James Lovelock has always cherished the freedom to follow his own ideas (March 27, 2013 New Statesman)

Update: A Feb. 20, 2014 CBC article is entitled: “Are we doomed? Elizabeth Kolbert explains why the world might be in the midst of a major mass extinction.” 

An excerpt from the article reads:

  • Although climate change is caused by things that most of us in the developed world think of as ordinary, geologically speaking, the way we live is extraordinary. “Climate change is caused by things we consider to be extremely ordinary – driving our cars, turning on lights, having power plants, all the ways that we use fossil fuels,” said Kolbert. “We consider them to be very ordinary, but in the grand scheme of things it’s really actually very extraordinary to take a geological process, which is the formation of fossil fuels, which took hundreds of millions of years, and then reverse very quickly, so we’re sort of running geological history in reverse and at a very high speed by burning all these fossil fuels and putting that CO2 back into the atmosphere.

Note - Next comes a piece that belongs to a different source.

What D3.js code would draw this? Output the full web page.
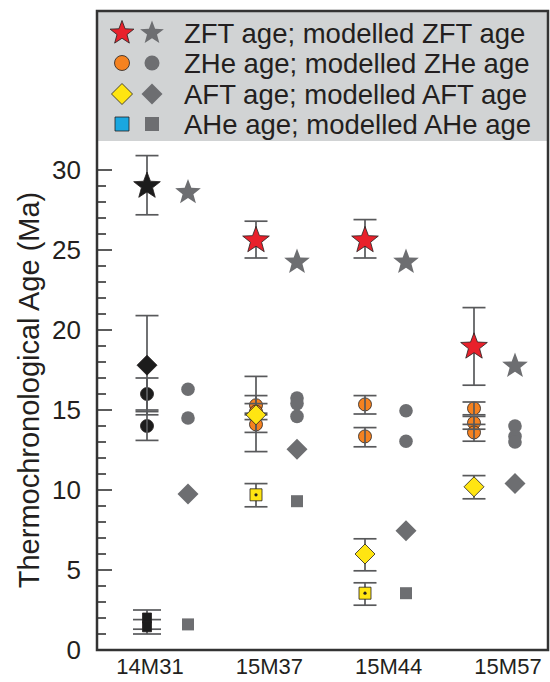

And that is changing the climate very significantly and very quickly.”

[End of excerpt]

[End of update]

 

A March 27, 2013 New Statesman article, which I found at James Lovelock’s website, is entitled: “James Lovelock: A man for all seasons.”

The subtitle reads: “The guru of Gaia is a maverick environmentalist who supports fracking and nuclear power. Does he believe the human race has a future?”

The opening paragraphs read:

  • A resolute independence has shaped James Lovelock’s life as a scientist. On the occasions over the past decade or so when I visited him at his home in a remote and wooded part of Devon to discuss his work and share our thoughts, I found him equipped with a mass of books and papers and a small outhouse where he was able to perform experiments and devise the inventions that have supported him through much of his long career. That is all he needed to carry on his work as an independent scientist. Small but sturdily built, often laughing, animated and highly sociable, he is, at the age of 93, far from being any kind of recluse. But he has always resisted every kind of groupthink, and followed his own line of inquiry.
  • At certain points in his life Lovelock worked in large organisations. In 1941, he took up a post as a junior scientist at the National Institute for Medical Research, an offshoot of the Medical Research Council, and in 1961 he was invited to America to join a group of scientists interested in exploring the moon who were based at the National Aeronautics and Space Administration (Nasa). It was during his time at Nasa that Lovelock had the first inklings of what would become the Gaia theory – according to which the earth is a planet that behaves like a living being, controlling its surface and atmosphere to keep the environment hospitable to life. He has since worked closely with other scientists, including his former doctoral student Andrew Watson, who is now a professor of environmental science, and the late American microbiologist Lynn Margulis, in developing the theory.
  • Lovelock has always cherished the freedom to follow his own ideas and stood aside from institutions in which science is conducted as a vast collective enterprise. Partly this is an expression of his ingrained individualism, but it also reflects his radically empiricist view of science as a direct engagement with the world and his abiding mistrust of consensual thinking. In these and other respects, he has more in common with thinkers such as Darwin and Einstein, who were able to transform our view of the world because they did not work under any kind of external direction, than he does with most of the scientists who are at work today.

[End of excerpt]

“Enjoy life while you can”

A March 1, 2008 Guardian article is entitled: “James Lovelock: ‘enjoy life while you can: in 20 years global warming will hit the fan.'”

The subhead reads: “The climate science maverick believes catastrophe is inevitable, carbon offsetting is a joke and ethical living a scam. So what would he do?”

The opening paragraphs read:

  • In 1965 executives at Shell wanted to know what the world would look like in the year 2000. They consulted a range of experts, who speculated about fusion-powered hovercrafts and “all sorts of fanciful technological stuff”. When the oil company asked the scientist James Lovelock, he predicted that the main problem in 2000 would be the environment. “It will be worsening then to such an extent that it will seriously affect their business,” he said.
  • “And of course,” Lovelock says, with a smile 43 years later, “that’s almost exactly what’s happened.”
  • Lovelock has been dispensing predictions from his one-man laboratory in an old mill in Cornwall since the mid-1960s, the consistent accuracy of which have earned him a reputation as one of Britain’s most respected – if maverick – independent scientists. Working alone since the age of 40, he invented a device that detected CFCs, which helped detect the growing hole in the ozone layer, and introduced the Gaia hypothesis, a revolutionary theory that the Earth is a self-regulating super-organism. Initially ridiculed by many scientists as new age nonsense, today that theory forms the basis of almost all climate science.